● **Data segment**
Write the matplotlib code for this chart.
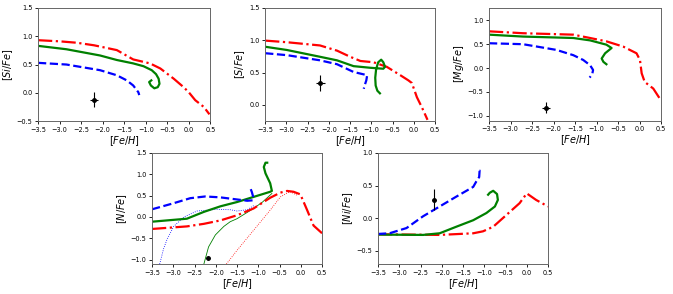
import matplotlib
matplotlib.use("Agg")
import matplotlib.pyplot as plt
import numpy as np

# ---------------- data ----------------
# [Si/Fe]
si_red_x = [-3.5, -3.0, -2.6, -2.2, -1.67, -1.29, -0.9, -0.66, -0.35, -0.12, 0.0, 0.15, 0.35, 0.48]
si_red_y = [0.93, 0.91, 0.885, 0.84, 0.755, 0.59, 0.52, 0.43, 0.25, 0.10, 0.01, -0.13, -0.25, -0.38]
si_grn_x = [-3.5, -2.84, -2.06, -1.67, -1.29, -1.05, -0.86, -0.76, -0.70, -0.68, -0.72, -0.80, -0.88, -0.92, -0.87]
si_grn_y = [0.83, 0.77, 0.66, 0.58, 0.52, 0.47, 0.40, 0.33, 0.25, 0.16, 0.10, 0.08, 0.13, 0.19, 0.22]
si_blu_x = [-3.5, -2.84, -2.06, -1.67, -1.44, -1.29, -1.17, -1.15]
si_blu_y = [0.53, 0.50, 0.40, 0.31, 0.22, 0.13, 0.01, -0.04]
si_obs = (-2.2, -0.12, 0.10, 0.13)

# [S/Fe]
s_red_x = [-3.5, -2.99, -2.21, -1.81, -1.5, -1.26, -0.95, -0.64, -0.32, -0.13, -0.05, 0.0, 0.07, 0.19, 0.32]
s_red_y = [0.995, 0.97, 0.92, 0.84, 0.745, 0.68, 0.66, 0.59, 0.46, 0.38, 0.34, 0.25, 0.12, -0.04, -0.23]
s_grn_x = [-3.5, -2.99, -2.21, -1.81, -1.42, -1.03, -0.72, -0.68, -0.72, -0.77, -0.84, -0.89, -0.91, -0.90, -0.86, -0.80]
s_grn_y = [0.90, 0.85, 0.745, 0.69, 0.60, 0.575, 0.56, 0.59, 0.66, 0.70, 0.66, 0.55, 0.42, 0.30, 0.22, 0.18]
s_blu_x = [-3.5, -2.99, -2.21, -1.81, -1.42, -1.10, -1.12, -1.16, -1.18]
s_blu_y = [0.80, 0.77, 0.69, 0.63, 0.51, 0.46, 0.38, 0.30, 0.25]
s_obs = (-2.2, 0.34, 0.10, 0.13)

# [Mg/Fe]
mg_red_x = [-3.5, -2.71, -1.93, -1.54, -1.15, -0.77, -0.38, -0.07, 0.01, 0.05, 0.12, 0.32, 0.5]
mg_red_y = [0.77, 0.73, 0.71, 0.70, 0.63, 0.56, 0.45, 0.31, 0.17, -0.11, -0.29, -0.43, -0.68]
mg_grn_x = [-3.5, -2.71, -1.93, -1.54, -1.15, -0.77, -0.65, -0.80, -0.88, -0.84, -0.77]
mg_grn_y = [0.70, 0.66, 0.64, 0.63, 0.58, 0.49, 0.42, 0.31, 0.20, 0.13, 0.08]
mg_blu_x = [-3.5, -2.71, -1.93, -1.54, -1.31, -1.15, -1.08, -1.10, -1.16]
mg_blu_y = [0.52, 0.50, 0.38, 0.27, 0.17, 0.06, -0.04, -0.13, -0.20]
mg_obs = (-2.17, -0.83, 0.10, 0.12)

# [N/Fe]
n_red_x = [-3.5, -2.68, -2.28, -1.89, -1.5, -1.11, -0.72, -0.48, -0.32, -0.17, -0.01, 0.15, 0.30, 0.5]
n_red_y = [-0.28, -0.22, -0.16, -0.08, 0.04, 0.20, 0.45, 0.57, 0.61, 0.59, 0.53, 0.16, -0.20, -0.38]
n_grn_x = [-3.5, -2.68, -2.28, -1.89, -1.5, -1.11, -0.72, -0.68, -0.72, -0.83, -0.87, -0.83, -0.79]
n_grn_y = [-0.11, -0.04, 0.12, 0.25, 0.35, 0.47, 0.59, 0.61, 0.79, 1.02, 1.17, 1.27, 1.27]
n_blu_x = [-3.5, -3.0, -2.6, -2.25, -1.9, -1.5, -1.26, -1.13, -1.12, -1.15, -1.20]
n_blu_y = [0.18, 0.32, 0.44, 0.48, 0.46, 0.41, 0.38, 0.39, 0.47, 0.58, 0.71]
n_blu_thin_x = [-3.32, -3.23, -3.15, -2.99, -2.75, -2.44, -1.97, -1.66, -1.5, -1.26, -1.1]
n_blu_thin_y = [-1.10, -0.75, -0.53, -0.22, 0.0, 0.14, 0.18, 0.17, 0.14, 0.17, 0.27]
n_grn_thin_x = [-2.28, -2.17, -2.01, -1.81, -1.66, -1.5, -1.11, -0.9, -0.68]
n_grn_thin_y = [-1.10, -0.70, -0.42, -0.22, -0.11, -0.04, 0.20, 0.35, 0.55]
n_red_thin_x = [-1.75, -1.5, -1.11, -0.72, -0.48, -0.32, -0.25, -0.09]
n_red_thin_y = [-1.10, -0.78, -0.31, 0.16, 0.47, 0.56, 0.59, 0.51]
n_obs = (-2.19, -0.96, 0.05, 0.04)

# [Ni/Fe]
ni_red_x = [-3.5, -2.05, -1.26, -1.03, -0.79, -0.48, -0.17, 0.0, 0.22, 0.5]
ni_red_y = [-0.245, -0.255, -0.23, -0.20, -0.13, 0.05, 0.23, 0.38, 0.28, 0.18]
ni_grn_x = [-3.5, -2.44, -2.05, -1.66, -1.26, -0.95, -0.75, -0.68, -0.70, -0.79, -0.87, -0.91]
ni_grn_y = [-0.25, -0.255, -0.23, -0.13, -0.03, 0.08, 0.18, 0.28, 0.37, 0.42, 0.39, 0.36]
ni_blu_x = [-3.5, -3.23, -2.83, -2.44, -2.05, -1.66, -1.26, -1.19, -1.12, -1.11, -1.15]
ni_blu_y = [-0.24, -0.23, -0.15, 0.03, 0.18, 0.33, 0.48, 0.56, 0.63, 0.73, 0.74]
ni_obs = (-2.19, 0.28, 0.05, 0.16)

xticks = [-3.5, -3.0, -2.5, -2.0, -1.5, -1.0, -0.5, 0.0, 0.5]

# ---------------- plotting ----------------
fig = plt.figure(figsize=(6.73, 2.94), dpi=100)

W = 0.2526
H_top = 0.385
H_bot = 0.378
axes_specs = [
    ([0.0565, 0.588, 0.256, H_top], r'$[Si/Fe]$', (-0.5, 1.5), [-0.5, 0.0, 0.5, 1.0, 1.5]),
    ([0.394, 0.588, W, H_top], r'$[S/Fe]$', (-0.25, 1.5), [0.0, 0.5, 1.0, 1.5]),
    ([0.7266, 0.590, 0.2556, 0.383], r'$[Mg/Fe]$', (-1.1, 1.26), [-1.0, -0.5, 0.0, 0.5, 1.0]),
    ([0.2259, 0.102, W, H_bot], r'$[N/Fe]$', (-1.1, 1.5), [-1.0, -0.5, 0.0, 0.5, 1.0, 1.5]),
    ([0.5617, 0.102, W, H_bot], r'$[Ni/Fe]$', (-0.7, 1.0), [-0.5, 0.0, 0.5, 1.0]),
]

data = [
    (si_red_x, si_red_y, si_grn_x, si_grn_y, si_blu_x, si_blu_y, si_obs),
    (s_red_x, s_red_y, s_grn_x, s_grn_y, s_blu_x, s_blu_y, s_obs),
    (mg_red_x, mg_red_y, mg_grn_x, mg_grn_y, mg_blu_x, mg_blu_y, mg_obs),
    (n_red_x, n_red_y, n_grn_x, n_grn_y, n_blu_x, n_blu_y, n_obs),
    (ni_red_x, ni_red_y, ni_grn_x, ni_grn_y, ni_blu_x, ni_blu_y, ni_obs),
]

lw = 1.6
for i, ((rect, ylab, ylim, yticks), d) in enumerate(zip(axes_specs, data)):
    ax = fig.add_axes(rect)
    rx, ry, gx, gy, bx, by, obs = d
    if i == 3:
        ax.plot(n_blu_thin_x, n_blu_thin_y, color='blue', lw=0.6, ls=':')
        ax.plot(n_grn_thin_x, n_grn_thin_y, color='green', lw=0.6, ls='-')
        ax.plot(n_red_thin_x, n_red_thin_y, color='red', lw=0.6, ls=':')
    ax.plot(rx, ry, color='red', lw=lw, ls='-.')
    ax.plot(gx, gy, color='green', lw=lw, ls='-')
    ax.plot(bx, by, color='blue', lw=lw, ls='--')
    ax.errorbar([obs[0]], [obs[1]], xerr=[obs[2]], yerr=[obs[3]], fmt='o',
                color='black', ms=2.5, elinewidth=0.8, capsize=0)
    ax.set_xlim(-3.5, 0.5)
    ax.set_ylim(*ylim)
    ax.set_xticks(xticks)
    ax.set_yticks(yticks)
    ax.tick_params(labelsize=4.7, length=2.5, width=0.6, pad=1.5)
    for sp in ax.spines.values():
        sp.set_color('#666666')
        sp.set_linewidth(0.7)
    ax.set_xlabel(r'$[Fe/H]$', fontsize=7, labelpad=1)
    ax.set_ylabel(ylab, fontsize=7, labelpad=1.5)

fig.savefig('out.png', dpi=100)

● **Task statement**
Leave out any pictures, please, and quote only the lines from the top of the data through the line that contains "s_obs = (-2.2, 0.34, 0.10, 0.13)".

● **Full response**
Write the matplotlib code for this chart.
import matplotlib
matplotlib.use("Agg")
import matplotlib.pyplot as plt
import numpy as np

# ---------------- data ----------------
# [Si/Fe]
si_red_x = [-3.5, -3.0, -2.6, -2.2, -1.67, -1.29, -0.9, -0.66, -0.35, -0.12, 0.0, 0.15, 0.35, 0.48]
si_red_y = [0.93, 0.91, 0.885, 0.84, 0.755, 0.59, 0.52, 0.43, 0.25, 0.10, 0.01, -0.13, -0.25, -0.38]
si_grn_x = [-3.5, -2.84, -2.06, -1.67, -1.29, -1.05, -0.86, -0.76, -0.70, -0.68, -0.72, -0.80, -0.88, -0.92, -0.87]
si_grn_y = [0.83, 0.77, 0.66, 0.58, 0.52, 0.47, 0.40, 0.33, 0.25, 0.16, 0.10, 0.08, 0.13, 0.19, 0.22]
si_blu_x = [-3.5, -2.84, -2.06, -1.67, -1.44, -1.29, -1.17, -1.15]
si_blu_y = [0.53, 0.50, 0.40, 0.31, 0.22, 0.13, 0.01, -0.04]
si_obs = (-2.2, -0.12, 0.10, 0.13)

# [S/Fe]
s_red_x = [-3.5, -2.99, -2.21, -1.81, -1.5, -1.26, -0.95, -0.64, -0.32, -0.13, -0.05, 0.0, 0.07, 0.19, 0.32]
s_red_y = [0.995, 0.97, 0.92, 0.84, 0.745, 0.68, 0.66, 0.59, 0.46, 0.38, 0.34, 0.25, 0.12, -0.04, -0.23]
s_grn_x = [-3.5, -2.99, -2.21, -1.81, -1.42, -1.03, -0.72, -0.68, -0.72, -0.77, -0.84, -0.89, -0.91, -0.90, -0.86, -0.80]
s_grn_y = [0.90, 0.85, 0.745, 0.69, 0.60, 0.575, 0.56, 0.59, 0.66, 0.70, 0.66, 0.55, 0.42, 0.30, 0.22, 0.18]
s_blu_x = [-3.5, -2.99, -2.21, -1.81, -1.42, -1.10, -1.12, -1.16, -1.18]
s_blu_y = [0.80, 0.77, 0.69, 0.63, 0.51, 0.46, 0.38, 0.30, 0.25]
s_obs = (-2.2, 0.34, 0.10, 0.13)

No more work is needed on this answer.